Property Overview
Property is perhaps the most conventional of all home businesses. The last decade of exceptional capital growths has resulted in an explosion of advertised opportunities such as buy-to-let, off-plan, land development, finders etc.
How to make a profit with property is the No.1 advertisement, under the business opportunities section, in many national newspapers.
The reality is the adverts are:
- Estate agents wanting to sell to you
- House 'finders' wanting to sell to you
- Mortgage sellers wanting to sell you a mortgage
- Developers wanting to sell to you
- Seminar people wanting to sell you seats
- Property professionals wanting to sell you their services
- Authors wanting to sell you their material
People are generally quite comfortable with property, it is a well-known entity and there are all the usual clichés of bricks and mortar being a secure investment, safe as houses etc.
Due to these aforementioned reasons many people don't want to 'miss the boat' and it is to these people that many of the adverts are currently targeted.
How to be a successful property entrepreneur is well known and this information is available for free or for a few pounds.
Courses, manuals and seminars range up to £5,000 ($10,000). You don’t need to spend thousands or even hundreds for this information.
There may be decent upstanding companies and individuals advertising and they may have some good properties, products or services.
However taking rental properties as an example; if you consider how many people are looking for a bargain using auctions, adverts, leaflet drops, estate agents, finders etc, it begs the question surely a bargain property would move fast on its own merits, why does it need advertising?
Types of Property Business Opportunities:
3 Key Questions
1. Which system should you chose?
2. Is this the right time in the cycle to get involved?
3. Is property a good fit for you?
The answers to these questions are what will determine success or disappointment. The third one is down to each persons ability to honestly assess themself in relation to what is needed.
Is It The Right Time?
This depends in part on what type of property system you are going to use. Some such as rental properties and off plan are more sensitive to yields and interest rate fluctuations.
Some of the tools advertised may help those that are at a stage or of a talent to use them, but not everyone will be.
The majority of the average Brits' net wealth will have been as a result of booming house prices over the last 10 years with increases of over 300%.
This time has also seen a meteoric rise in renting houses as a personal business.

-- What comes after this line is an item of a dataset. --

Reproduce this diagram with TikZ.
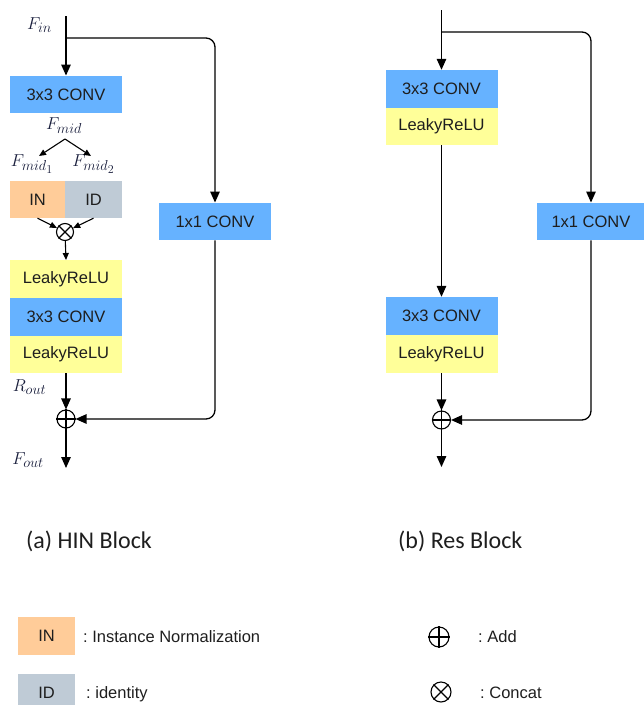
\documentclass[tikz,border=0pt]{standalone}
\usepackage{fontspec}
\setmainfont{Liberation Sans}
\newfontfamily\capfont{Carlito}
\usetikzlibrary{arrows.meta}
\DeclareMathSizes{19}{19}{14.5}{11.5}
\definecolor{convblue}{RGB}{102,178,255}
\definecolor{lreluyellow}{RGB}{255,255,153}
\definecolor{inorange}{RGB}{255,204,153}
\definecolor{idgray}{RGB}{191,203,214}
\definecolor{txt}{RGB}{30,30,30}
\definecolor{mathtxt}{RGB}{25,30,60}
\begin{document}
\frenchspacing
\begin{tikzpicture}[x=1pt,y=-1pt,
  blk/.style={minimum width=112pt,minimum height=37.5pt,inner sep=0pt,text=txt,
    font=\fontsize{16.5}{18}\selectfont},
  conv/.style={blk,fill=convblue},
  lrelu/.style={blk,fill=lreluyellow},
  arr/.style={-{Triangle[length=11pt,width=9.5pt]},line width=1.3pt,draw=black},
  sarr/.style={-{Triangle[length=7pt,width=6pt]},line width=1.1pt,draw=black},
  opnode/.style={circle,draw=black,line width=1.1pt,minimum size=18pt,inner sep=0pt},
  mlab/.style={inner sep=0pt,text=mathtxt,font=\fontsize{19}{22}\selectfont},
  leg/.style={inner sep=0pt,anchor=west,text=txt,font=\frenchspacing\fontsize{16.5}{18}\selectfont},
  captxt/.style={inner sep=0pt,anchor=west,text=txt,font=\capfont\fontsize{24}{28}\selectfont}]
\useasboundingbox (0,0) rectangle (644,705);

% ---------------- (a) HIN Block ----------------
\node[conv] (conv1a) at (66,94.5) {3x3 CONV};
\node[blk,fill=inorange,minimum width=55pt,minimum height=37pt] (inA) at (37.5,199.5) {IN};
\node[blk,fill=idgray,minimum width=57pt,minimum height=37pt] (idA) at (93.5,199.5) {ID};
\node[lrelu] (lr1a) at (66,279) {LeakyReLU};
\node[conv] (conv2a) at (66,317) {3x3 CONV};
\node[lrelu] (lr2a) at (66,354.5) {LeakyReLU};
\node[conv] (c11a) at (215,221.5) {1x1 CONV};

\node[opnode,minimum size=17pt] (cat) at (65,232) {};
\draw[line width=1.1pt] (cat.north west) -- (cat.south east) (cat.north east) -- (cat.south west);
\node[opnode] (adda) at (66,419) {};
\draw[line width=1.1pt] (adda.north) -- (adda.south) (adda.west) -- (adda.east);

\coordinate (ina) at (66,16);
\coordinate (bra) at (66,38);
\coordinate (outa) at (66,468);
\coordinate (mida) at (65,139);
\coordinate (m1) at (39,156);
\coordinate (m2) at (91,156);

\node[mlab] (fin) at (39.5,25) {$F_{in}$};
\node[mlab] (fmid) at (64,126) {$F_{mid}$};
\node[mlab] (fmid1) at (32,164) {$F_{mid_1}$};
\node[mlab] (fmid2) at (93.5,164) {$F_{mid_2}$};
\node[mlab] (rout) at (29.5,387) {$R_{out}$};
\node[mlab] (fout) at (28,460) {$F_{out}$};

\draw[arr] (ina) -- (conv1a.north);
\draw[arr,rounded corners=9pt] (bra) -| (c11a.north);
\draw[sarr] (mida) -- (m1);
\draw[sarr] (mida) -- (m2);
\draw[sarr] (inA.south) -- (cat);
\draw[sarr] (idA.south) -- (cat);
\draw[sarr] (cat) -- (lr1a.north);
\draw[arr] (lr2a.south) -- (adda);
\draw[arr,rounded corners=9pt] (c11a.south) |- (adda);
\draw[arr] (adda) -- (outa);

% ---------------- (b) Res Block ----------------
\node[conv,minimum height=38pt] (conv1b) at (441.5,89) {3x3 CONV};
\node[lrelu,minimum height=37pt] (lr1b) at (441.5,126.5) {LeakyReLU};
\node[conv,minimum height=38pt] (conv2b) at (441.5,316) {3x3 CONV};
\node[lrelu,minimum height=38pt] (lr2b) at (441.5,354) {LeakyReLU};
\node[conv,minimum width=108pt] (c11b) at (591,221.5) {1x1 CONV};

\node[opnode] (addb) at (441.5,420) {};
\draw[line width=1.1pt] (addb.north) -- (addb.south) (addb.west) -- (addb.east);

\coordinate (inb) at (441.5,10);
\coordinate (brb) at (441.5,32);
\coordinate (outb) at (441.5,467);

\draw[arr] (inb) -- (conv1b.north);
\draw[arr,rounded corners=9pt] (brb) -| (c11b.north);
\draw[arr] (lr1b.south) -- (conv2b.north);
\draw[arr] (lr2b.south) -- (addb);
\draw[arr,rounded corners=9pt] (c11b.south) |- (addb);
\draw[arr] (addb) -- (outb);

% ---------------- captions ----------------
\node[captxt] (capa) at (26,541) {(a) HIN Block};
\node[captxt] (capb) at (398,541) {(b) Res Block};

% ---------------- legend ----------------
\node[blk,fill=inorange,minimum width=57pt,minimum height=38pt] (legin) at (46.5,636) {IN};
\node[leg] (legintxt) at (83,637) {: Instance Normalization};
\node[blk,fill=idgray,minimum width=57pt,minimum height=38pt] (legid) at (46.5,693) {ID};
\node[leg] (legidtxt) at (86,694) {: identity};

\node[opnode,minimum size=20pt] (legadd) at (439,637) {};
\draw[line width=1.1pt] (legadd.north) -- (legadd.south) (legadd.west) -- (legadd.east);
\node[leg] (legaddtxt) at (478,637) {: Add};
\node[opnode,minimum size=20pt] (legcat) at (441,692) {};
\draw[line width=1.1pt] (legcat.north west) -- (legcat.south east) (legcat.north east) -- (legcat.south west);
\node[leg] (legcattxt) at (480,693) {: Concat};
\end{tikzpicture}
\end{document}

At the start a price boom it is relatively easy to make money. Net yields are high to start with giving you a positive cash flow and higher profits. Whilst double-digit annual price increases mean you can grow your portfolio rapidly.
But what happens at the end of a boom period, when net yields are low and prices and demand are high?
Post 2004 it is much harder to make decent profits with rental properties and off plan.
That is unless you are talented with a natural disposition and drive. Those with the talent can make money at any point in time. Now in the UK it is the time for the professionals or the gifted.
For amateurs or the less gifted the opportunity has passed until the next rise in the cycle or until they develop their skill.
If you don’t have the cash flow or margin to go through the tough times, property may turn into a beast of burden rather than a cash cow.
Last year there was an article in the Times Bricks & Mortar section on three young men who had amassed £9 million in 11 months in buy-to-let investments. This was in a period where most new amateurs were cautious, anxious, making tiny profits or actual losses.
These three had a good combination of drive, talent, and City contacts.
It is also worth noting the historical 25 year average of interest rates in the UK is 9%. Today it is hovering around 5%, what will happen to a lot of BTL portfolios if this increases to the average?
I remember well the sting of paying 12% interest in the late 80’s.
When you see “Deposit paid, stamp duty paid, legal fees paid”……….…you know the market is in trouble, below is a sample of the current desperation.
| Price |
£200,000 |
Market value |
| Deposit for mortgage |
15% £30,000 |
Paid by company |
| Stamp duty |
£2,000 |
Paid by company |
| Legal fees |
£1,000 |
Paid by company |
| Likely monthly rent |
£800 PCM |
Likely?... 100% occupancy? |
| Predicted mortgage payments |
£765 |
Based on 85% 0f £200,000 @ 5% mortgage |
Notch that interest rate up half a percent and add in the void periods, maintenance and management... and people have effectively bought themself a negative cash flow.
The carrot of an instant equity of £32K sounds great but how easily will it be to benefit from this paper figure? If the house was easy to sell... it would be sold... and not offered as an opportunity.
Bargains Are Made or Found Not Sold
Beware ultra cheap houses which can still be picked up for £15,000, go and check the ‘neighbourhood’ first. There is almost always a reason for low prices.
Which System?
At this point in the cycle I suggest using tools and strategies that create property or land value such as knockdown and rebuild.
In particular getting up to speed with assignable option agreements is a safer tactic to use in the current climate of uncertain yields and creeping interest rates.